Two studies published in Nature on July 9th 2025 dramatically extended the timeline of reliable protein recovery. A team from Harvard University and the Smithsonian Institution extracted proteins from the tooth enamel of large African animals in Kenya's Turkana Basin, dating from 1.5m to as much as 29m years old (with high confidence up to 18m years). The fact that proteins survived in one of the warmest places on Earth, where biological molecules easily break down, suggested that even older proteins could be found in cooler climates.
A separate team from the University of Copenhagen confirmed this. In the Haughton Crater in the Canadian Arctic, they extracted protein sequences from the tooth of a 24m-year-old rhinocerotid, a squat, single-horned mammal in the rhinoceros family.
Both teams recovered proteins from tooth enamel, the hardest substance in vertebrates' bodies. They ground the enamel to a powder and applied a chemical solution to draw out the proteins. To confirm the proteins were genuine and not modern contamination, they identified chemical damage accrued over time through a process called diagenesis.
Comparing recovered protein sequences against databases of known proteins allows scientists to place extinct species on the tree of life.
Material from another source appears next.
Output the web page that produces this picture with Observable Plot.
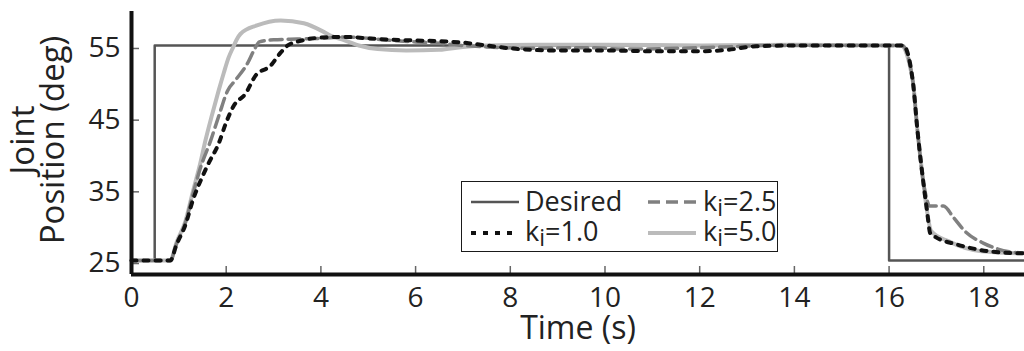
<!DOCTYPE html>
<html><head><meta charset="utf-8">
<script src="https://cdn.jsdelivr.net/npm/d3@7"></script>
<script src="https://cdn.jsdelivr.net/npm/@observablehq/plot@0.6"></script>
<style>
body{margin:0;background:#fff;}
#wrap{position:relative;width:1024px;height:351px;overflow:hidden;background:#fff;}
#legend{position:absolute;left:461px;top:181px;width:317px;height:71px;border:1.5px solid #1a1a1a;background:#fff;box-sizing:border-box;}
#legend svg{position:absolute;left:0;top:0;overflow:visible;}
</style></head><body><div id="wrap"></div>
<script>
// ---- data ----
const xTicks = [0, 2, 4, 6, 8, 10, 12, 14, 16, 18];
const yTicks = [25, 35, 45, 55];

const tDesired = [0, 0.49, 0.49, 16.0, 16.0, 18.86];
const vDesired = [25, 25, 55, 55, 25, 25];

const tK1 = [0, 0.82, 0.95, 1.14, 1.3, 1.45, 1.63, 1.84, 1.99, 2.16, 2.41, 2.62, 2.94, 3.15, 3.3, 3.6, 4.0, 4.5, 5.0, 5.5, 6.0, 6.5, 7.0, 7.5, 8.0, 9.0, 10.0, 11.0, 12.0, 12.6, 13.2, 14.0, 15.0, 16.3, 16.5, 16.6, 16.72, 16.8, 16.87, 17.0, 17.4, 17.9, 18.4, 18.86];
const vK1 = [25, 25, 27.2, 30.0, 33.5, 36.0, 38.6, 41.3, 44.1, 46.6, 48.3, 50.8, 52.2, 54.0, 55.0, 55.7, 56.1, 56.2, 56.0, 55.8, 55.7, 55.6, 55.4, 55.0, 54.6, 54.3, 54.3, 54.2, 54.2, 54.4, 54.9, 55.0, 55.0, 55.0, 50.1, 43.1, 36.1, 32.0, 28.8, 28.2, 27.3, 26.5, 26.1, 26.0];

const tK25 = [0, 0.82, 0.95, 1.14, 1.3, 1.45, 1.67, 1.85, 2.03, 2.2, 2.45, 2.6, 2.7, 3.0, 3.5, 4.0, 4.5, 5.0, 5.5, 6.0, 6.5, 7.0, 7.5, 8.5, 9.5, 10.5, 11.5, 12.5, 13.5, 15.0, 16.28, 16.5, 16.6, 16.72, 16.8, 16.85, 17.15, 17.36, 17.6, 18.0, 18.3, 18.86];
const vK25 = [25, 25, 27.3, 30.3, 34.3, 37.8, 41.7, 45.3, 48.7, 50.2, 52.5, 54.5, 55.5, 55.8, 55.9, 56.0, 56.2, 56.0, 55.7, 55.5, 55.3, 55.0, 54.8, 54.6, 54.7, 54.5, 54.6, 54.8, 55.0, 55.0, 55.0, 50.1, 43.1, 36.1, 33.5, 32.6, 32.6, 31.0, 29.1, 27.4, 26.6, 26.0];

const tK5 = [0, 0.82, 0.95, 1.14, 1.3, 1.45, 1.56, 1.7, 1.84, 1.95, 2.05, 2.15, 2.22, 2.3, 2.65, 3.15, 3.64, 4.06, 4.2, 4.5, 4.8, 5.2, 5.8, 6.5, 7.0, 7.5, 8.5, 10.0, 12.0, 14.0, 16.25, 16.5, 16.6, 16.72, 16.78, 16.89, 17.25, 17.95, 18.86];
const vK5 = [25, 25, 27.5, 30.5, 34.7, 38.5, 41.7, 45.3, 48.7, 51.2, 53.3, 54.8, 55.8, 56.6, 57.8, 58.5, 58.1, 56.9, 56.4, 55.7, 55.0, 54.5, 54.3, 54.4, 54.8, 55.0, 55.1, 55.1, 55.0, 55.1, 55.0, 50.1, 43.1, 36.1, 32.9, 29.1, 27.7, 26.3, 26.0];

const seriesNames = ["Desired", "kj=1.0", "kj=2.5", "kj=5.0"];
const seriesT = [tDesired, tK1, tK25, tK5];
const seriesV = [vDesired, vK1, vK25, vK5];

// ---- styles ----
const styles = {
  "Desired": {stroke: "#555", strokeWidth: 2.5, dash: null},
  "kj=1.0": {stroke: "#111", strokeWidth: 4, dash: "5,7"},
  "kj=2.5": {stroke: "#808080", strokeWidth: 3.5, dash: "12,6"},
  "kj=5.0": {stroke: "#bbbbbb", strokeWidth: 4, dash: null}
};
const drawOrder = ["Desired", "kj=5.0", "kj=2.5", "kj=1.0"];

const rows = name => {
  const i = seriesNames.indexOf(name);
  return seriesT[i].map((t, j) => ({t, v: seriesV[i][j]}));
};

const lineMarks = drawOrder.map(name => Plot.line(rows(name), {
  x: "t", y: "v", stroke: styles[name].stroke, strokeWidth: styles[name].strokeWidth,
  strokeDasharray: styles[name].dash, strokeLinejoin: "round", curve: "monotone-x"
}));

const chart = Plot.plot({
  width: 1024, height: 351,
  marginLeft: 131, marginRight: 0, marginTop: 11, marginBottom: 77,
  style: {fontFamily: "'Open Sans', sans-serif", fontSize: "28px", color: "#222", background: "#fff"},
  x: {domain: [0, 18.86]},
  y: {domain: [23.05, 59.74]},
  marks: [
    ...lineMarks,
    Plot.axisX(xTicks, {tickSize: -8, tickPadding: 21, label: null, stroke: "#666", strokeWidth: 1.5, tickFormat: d => String(d)}),
    Plot.axisY(yTicks, {tickSize: -8, tickPadding: 19, label: null, stroke: "#666", strokeWidth: 1.5, dy: 3, tickFormat: d => String(d)}),
    Plot.ruleY([23.05], {stroke: "#111", strokeWidth: 4}),
    Plot.ruleX([0], {stroke: "#111", strokeWidth: 4}),
    Plot.text(["Time (s)"], {frameAnchor: "bottom", dy: 54, lineAnchor: "middle", textAnchor: "middle", fontSize: 32, fill: "#222"}),
    Plot.text(["Joint\nPosition (deg)"], {frameAnchor: "left", dx: -92, dy: -3, rotate: -90, lineAnchor: "middle", textAnchor: "middle", fontSize: 33, lineHeight: 0.92, fill: "#222"})
  ]
});
const wrap = document.getElementById("wrap");
wrap.appendChild(chart);

// ---- legend ----
const legend = document.createElement("div");
legend.id = "legend";
wrap.appendChild(legend);
const lsvg = d3.select(legend).append("svg").attr("width", 317).attr("height", 71)
  .style("font-family", "'Open Sans', sans-serif").style("font-size", "27px");
const legendItems = [
  {name: "Desired", x: 9, y: 20, tx: 63, ty: 29},
  {name: "kj=2.5", x: 186, y: 20, tx: 241, ty: 29},
  {name: "kj=1.0", x: 9, y: 51, tx: 63, ty: 59},
  {name: "kj=5.0", x: 186, y: 51, tx: 241, ty: 59}
];
legendItems.forEach(it => {
  const s = styles[it.name];
  lsvg.append("line").attr("x1", it.x).attr("x2", it.x + 48).attr("y1", it.y).attr("y2", it.y)
    .attr("stroke", s.stroke).attr("stroke-width", s.strokeWidth).attr("stroke-dasharray", s.dash);
  const t = lsvg.append("text").attr("x", it.tx).attr("y", it.ty).attr("fill", "#222");
  if (it.name === "Desired") t.text("Desired");
  else {
    t.append("tspan").text("k");
    t.append("tspan").attr("font-size", "23px").attr("dy", 5).text("i");
    t.append("tspan").attr("dy", -5).text(it.name.slice(2));
  }
});
</script></body></html>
The Harvard study, for instance, suggests that an 18m-year-old creature in the Anthracotheriidae family is probably the ancestor of modern hippos, whereas the close relatives of a rhino-like animal called Arsinoitherium, thought to be 29m years old, are all extinct.
Future analyses of carbon and nitrogen isotopes within preserved proteins could offer insights into the diet, environment and migratory behaviour of extinct species. Because some proteins in tooth enamel vary between the sexes, they could also help determine the sex of fossils, which can otherwise be tricky.
In 2009 researchers from North Carolina State University retrieved fragments of collagen protein from an 80m-year-old duck-billed dinosaur called Brachylophosaurus canadensis. Although degraded into small bits, the collagen was confirmed to be of a specific kind now found only in birds. Better-preserved proteins yet to be found might reveal even more about deep evolutionary history.